Tuesday, November 27, 2007

The Jaws of Defeat



COMMENT - 27 November 2007

The extent of the Rudd victory on Saturday perhaps surprised some in Coalition ranks, however the prophetic writing had been on the wall for a long time.

Former Nationals leader Mark Vaile has apparently blamed "the desire for a change" for the government's defeat. He was quoted as saying, "There seemed to be a sense of just wanting to change for change's sake in Australia" (Melissa Jenkins, AAP, 26/11/07).

To a certain extent there is truth in that statement, however, it would be too easy to sweep reality under the carpet and walk away from the real causes for the Coalition's defeat.

Over a period of 11 years Australians had become quite cynical of the government's motivations and goals.

Firstly, we were never ever going to have a GST. During the 1996 campaign then-Opposition Leader John Howard issued a four-sentence statement saying, "Suggestions I have left open the possibility of a GST are completely wrong.

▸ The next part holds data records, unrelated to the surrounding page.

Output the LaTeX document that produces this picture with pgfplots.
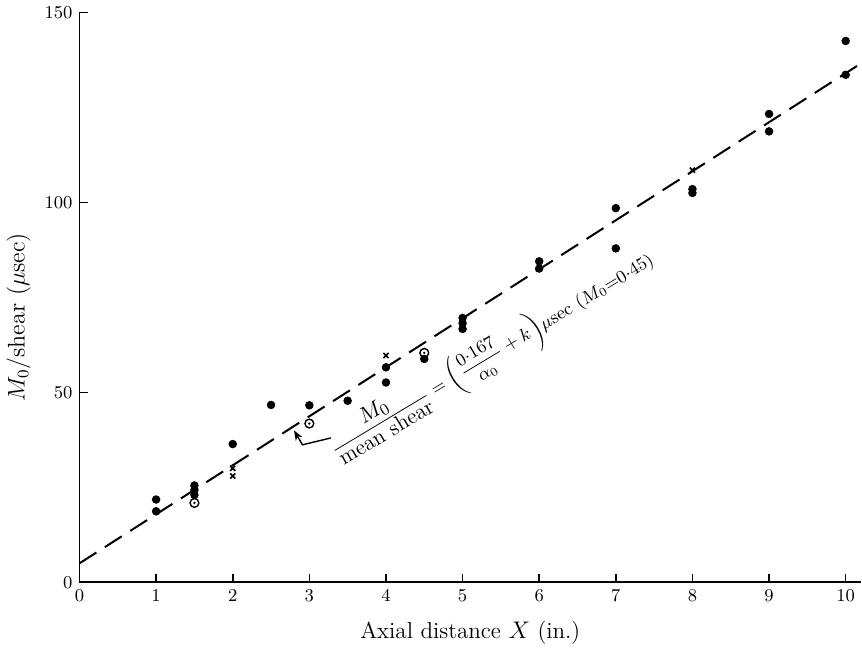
\documentclass[border=0pt]{standalone}
\usepackage{pgfplots}
\pgfplotsset{compat=1.18}
\usetikzlibrary{arrows.meta}
\usepackage{amsmath}

% open circle with a dot in the middle
\pgfdeclareplotmark{odot}{%
  \pgfpathcircle{\pgfpointorigin}{\pgfplotmarksize}\pgfusepathqstroke
  \pgfpathcircle{\pgfpointorigin}{0.3\pgfplotmarksize}\pgfusepathqfill}

\begin{document}
\begin{tikzpicture}
\begin{axis}[
  scale only axis,
  width=389.5pt, height=284pt,
  xmin=0, xmax=10.2,
  ymin=0, ymax=150,
  axis lines*=left,
  axis line style={line width=0.9pt},
  xtick={0,1,...,10},
  ytick={0,50,100,150},
  tick align=inside,
  major tick length=4pt,
  tick style={line width=0.8pt, black},
  ticklabel style={font=\small},
  xlabel={Axial distance $X$ (in.)},
  ylabel={$M_0$/shear ($\mu$sec)},
  xlabel style={font=\fontsize{11.5}{13}\selectfont, yshift=-3pt},
  ylabel style={font=\fontsize{12}{14}\selectfont, xshift=-10pt},
  clip=false,
]
% fitted line
\addplot[black, line width=1pt, dash pattern=on 10pt off 5pt] coordinates {
  (0,5.0) (10.2,136.6)
};
% filled points
\addplot[only marks, mark=*, mark size=1.9pt, black] coordinates {
  (1,21.8) (1,18.7)
  (1.5,25.5) (1.5,24.3) (1.5,23.0)
  (2,36.4)
  (2.5,46.7)
  (3,46.6)
  (3.5,47.8)
  (4,56.6) (4,52.6)
  (4.5,58.8)
  (5,69.6) (5,68.2) (5,66.7)
  (6,84.5) (6,82.6)
  (7,98.5) (7,87.9)
  (8,103.5) (8,102.5)
  (9,123.3) (9,118.7)
  (10,142.5) (10,133.6)
};
% open circles
\addplot[only marks, mark=odot, mark size=2.2pt, black, mark options={line width=0.7pt}] coordinates {
  (1.5,20.9) (3,41.8) (4.5,60.4)
};
% crosses
\addplot[only marks, mark=x, mark size=1.8pt, black, mark options={line width=0.8pt}] coordinates {
  (2,30.0) (2,28.0) (4,59.7) (8,108.5)
};
% annotation
\node[rotate=31, anchor=base west, inner sep=0pt, font=\small] at (axis cs:3.33,33.3)
  {$\dfrac{\text{\fontsize{11}{13}\selectfont$M_0$}}{\text{\fontsize{11}{13}\selectfont mean shear}}=\biggl(\dfrac{0{\cdot}167}{\alpha_0}+k\biggr)\mu\text{sec}\ (M_0{=}0{\cdot}45)$};
\draw[line width=0.7pt, -{Stealth[length=5pt]}] (axis cs:3.28,38.0) -- (axis cs:2.91,36.2) -- (axis cs:2.80,40.0);
\end{axis}
\end{tikzpicture}
\end{document}
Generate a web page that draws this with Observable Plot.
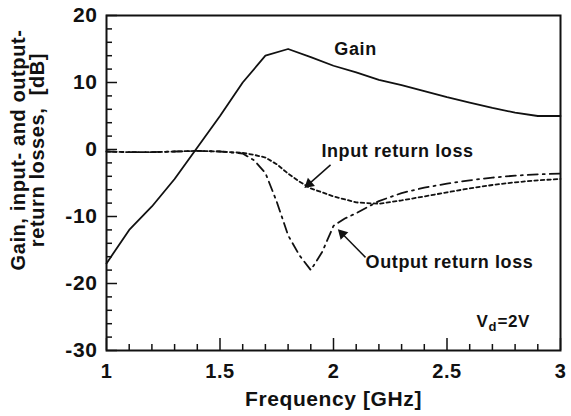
<!DOCTYPE html>
<html>
<head>
<meta charset="utf-8">
<script src="https://cdn.jsdelivr.net/npm/d3@7"></script>
<script src="https://cdn.jsdelivr.net/npm/@observablehq/plot@0.6"></script>
<style>
  html, body { margin: 0; padding: 0; background: #fff; }
  svg { display: block; }
</style>
</head>
<body>
<div id="chart"></div>
<script>
// ---- data ----
const gainFreq = [1.0, 1.1, 1.2, 1.3, 1.4, 1.5, 1.6, 1.7, 1.8, 1.9, 2.0, 2.1, 2.2, 2.3, 2.4, 2.5, 2.6, 2.7, 2.8, 2.9, 3.0];
const gainDb   = [-17, -12, -8.5, -4.4, 0.3, 5.0, 10.0, 14.0, 15.0, 13.8, 12.5, 11.5, 10.4, 9.6, 8.7, 7.8, 7.0, 6.2, 5.5, 5.0, 5.0];

const inFreq = [1.0, 1.1, 1.2, 1.3, 1.4, 1.5, 1.6, 1.65, 1.7, 1.75, 1.8, 1.85, 1.9, 2.0, 2.1, 2.2, 2.3, 2.4, 2.5, 2.6, 2.7, 2.8, 2.9, 3.0];
const inDb   = [-0.3, -0.4, -0.4, -0.3, -0.2, -0.3, -0.5, -0.8, -1.2, -2.2, -3.6, -4.8, -5.8, -7.0, -7.9, -8.1, -7.6, -7.0, -6.4, -5.8, -5.3, -4.9, -4.6, -4.4];

const outFreq = [1.0, 1.1, 1.2, 1.3, 1.4, 1.5, 1.6, 1.65, 1.7, 1.75, 1.8, 1.85, 1.9, 1.95, 2.0, 2.05, 2.1, 2.2, 2.3, 2.4, 2.5, 2.6, 2.7, 2.8, 2.9, 3.0];
const outDb   = [-0.3, -0.4, -0.4, -0.3, -0.2, -0.3, -0.6, -1.6, -3.5, -7.8, -12.8, -15.8, -18.0, -15.3, -11.4, -10.3, -9.5, -7.7, -6.5, -5.7, -5.1, -4.6, -4.2, -3.9, -3.7, -3.6];

const xMajorTicks = [1, 1.5, 2, 2.5, 3];
const xMinorTicks = [1.1, 1.2, 1.3, 1.4, 1.6, 1.7, 1.8, 1.9, 2.1, 2.2, 2.3, 2.4, 2.6, 2.7, 2.8, 2.9];
const yMajorTicks = [20, 10, 0, -10, -20, -30];
const yMinorTicks = [18, 16, 14, 12, 8, 6, 4, 2, -2, -4, -6, -8, -12, -14, -16, -18, -22, -24, -26, -28];

const labelText = ["Gain", "Input return loss", "Output return loss"];
const labelFreq = [2.097, 2.282, 2.511];
const labelDb   = [14.9, -0.2, -16.8];

// annotation arrows: start, tip, and head orientation (degrees)
const arrowFrom = [[1.987, -2.3], [2.141, -16.1]];
const arrowTo   = [[1.877, -5.6], [2.022, -12.0]];
const arrowHeadAngle = [229, -45];

const xTitle = "Frequency [GHz]";
const yTitle = "Gain, input- and output-\nreturn losses,  [dB]";

// ---- build tables ----
const gain = gainFreq.map((f, i) => ({f, v: gainDb[i]}));
const inRL = inFreq.map((f, i) => ({f, v: inDb[i]}));
const outRL = outFreq.map((f, i) => ({f, v: outDb[i]}));
const labels = labelText.map((t, i) => ({t, f: labelFreq[i], v: labelDb[i]}));
const arrows = arrowFrom.map((a, i) => ({
  x1: a[0], y1: a[1], x2: arrowTo[i][0], y2: arrowTo[i][1],
  // head placed a little behind the tip so its point lands on the tip
  hx: a[0] + (arrowTo[i][0] - a[0]) * 0.86,
  hy: a[1] + (arrowTo[i][1] - a[1]) * 0.86,
  rot: arrowHeadAngle[i]
}));
const fmt = d => String(d);

const chart = Plot.plot({
  width: 571,
  height: 416,
  marginLeft: 106,
  marginRight: 11,
  marginTop: 15,
  marginBottom: 66,
  x: {domain: [1, 3]},
  y: {domain: [-30, 20]},
  style: {fontFamily: "'Liberation Sans', Arial, sans-serif", fontWeight: "bold", background: "#fff", color: "#111", overflow: "visible", letterSpacing: "0.6px"},
  marks: [
    // axes: inward ticks
    Plot.axisX({ticks: xMinorTicks, tickSize: -6, tickFormat: () => "", label: null, strokeWidth: 1.5}),
    Plot.axisX({ticks: xMajorTicks, tickSize: -12, tickFormat: () => "", label: null, strokeWidth: 1.5}),
    Plot.axisX({ticks: xMajorTicks, tickSize: 0, tickPadding: 13, tickFormat: fmt, label: null, fontSize: 20, fontWeight: "bold"}),
    Plot.axisY({ticks: yMinorTicks, tickSize: -6, tickFormat: () => "", label: null, strokeWidth: 1.5}),
    Plot.axisY({ticks: yMajorTicks, tickSize: -11, tickFormat: () => "", label: null, strokeWidth: 1.5}),
    Plot.axisY({ticks: yMajorTicks, tickSize: 0, tickPadding: 9, tickFormat: fmt, label: null, fontSize: 21, fontWeight: "bold"}),
    Plot.frame({stroke: "#111", strokeWidth: 2}),
    // curves
    Plot.line(gain, {x: "f", y: "v", stroke: "#111", strokeWidth: 1.8}),
    Plot.line(inRL, {x: "f", y: "v", stroke: "#111", strokeWidth: 1.8, strokeDasharray: "3.5,3"}),
    Plot.line(outRL, {x: "f", y: "v", stroke: "#111", strokeWidth: 1.8, strokeDasharray: "10,5,2,5"}),
    // annotations
    Plot.text(labels, {x: "f", y: "v", text: "t", fontSize: 18, fontWeight: "bold", fill: "#111"}),
    Plot.link(arrows, {x1: "x1", y1: "y1", x2: "hx", y2: "hy", stroke: "#111", strokeWidth: 1.5}),
    Plot.dot(arrows, {x: "hx", y: "hy", symbol: "triangle", rotate: "rot", r: 4, fill: "#111", stroke: "none"}),
    Plot.text(["V"], {frameAnchor: "bottom-right", dx: -84, dy: -24, textAnchor: "start", lineAnchor: "bottom", fontSize: 17, fontWeight: "bold", fill: "#111"}),
    Plot.text(["d"], {frameAnchor: "bottom-right", dx: -72, dy: -20, textAnchor: "start", lineAnchor: "bottom", fontSize: 13, fontWeight: "bold", fill: "#111"}),
    Plot.text(["=2V"], {frameAnchor: "bottom-right", dx: -63, dy: -24, textAnchor: "start", lineAnchor: "bottom", fontSize: 17, fontWeight: "bold", fill: "#111"}),
    // axis titles
    Plot.text([xTitle], {frameAnchor: "bottom", dy: 49, lineAnchor: "middle", textAnchor: "middle", fontSize: 21, fontWeight: "bold", fill: "#111"}),
    Plot.text([yTitle], {frameAnchor: "left", dx: -78, dy: -33, rotate: -90, textAnchor: "middle", lineAnchor: "middle", lineHeight: 0.95, fontSize: 20, fontWeight: "bold", fill: "#111"})
  ]
});
document.getElementById("chart").appendChild(chart);
</script>
</body>
</html>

A GST or anything resembling it is no longer Coalition policy. Nor will it be policy at any time in the future. It is completely off the political agenda in Australia."

The Coalition introduced their "tax reforms" soon after the 1998 Federal election, and the GST, so soundly rejected when proposed by banker-turned-politician Dr John Hewson in 1993, became law.

This clearly was a breach of trust on the part of the government and one which should have brought retribution at the ensuing election. However, the government managed to escape the wrath of Australians by focussing Australia's attention on three quite unexpected events in the weeks leading up to the election: the MV Tampa incident in August, the terrorist attacks on the New York Twin Towers a few weeks later and the arrival in early October of The Olong (referred to as "SIEV-4" in official circles; "SIEV" being short for "Suspected Illegal Entry Vessel") .

When the government's lies about the "babies overboard" were exposed, Defence Minister Reith lost his career but the government was safely re-elected on 10 November 2001.

On 17 September 2002, Foreign Minister Alexander Downer addressed the Australian Parliament at length on "Iraq" and "Weapons of Mass Destruction". Seven days later, the British government released a dossier on "Iraq's Weapons of Mass Destruction", and the "threat posed by Saddam Hussein's regime". A few weeks later, in November 2002, United States President George W. Bush called for a "coalition of the willing to disarm" Iraqi dictator Saddam Hussein.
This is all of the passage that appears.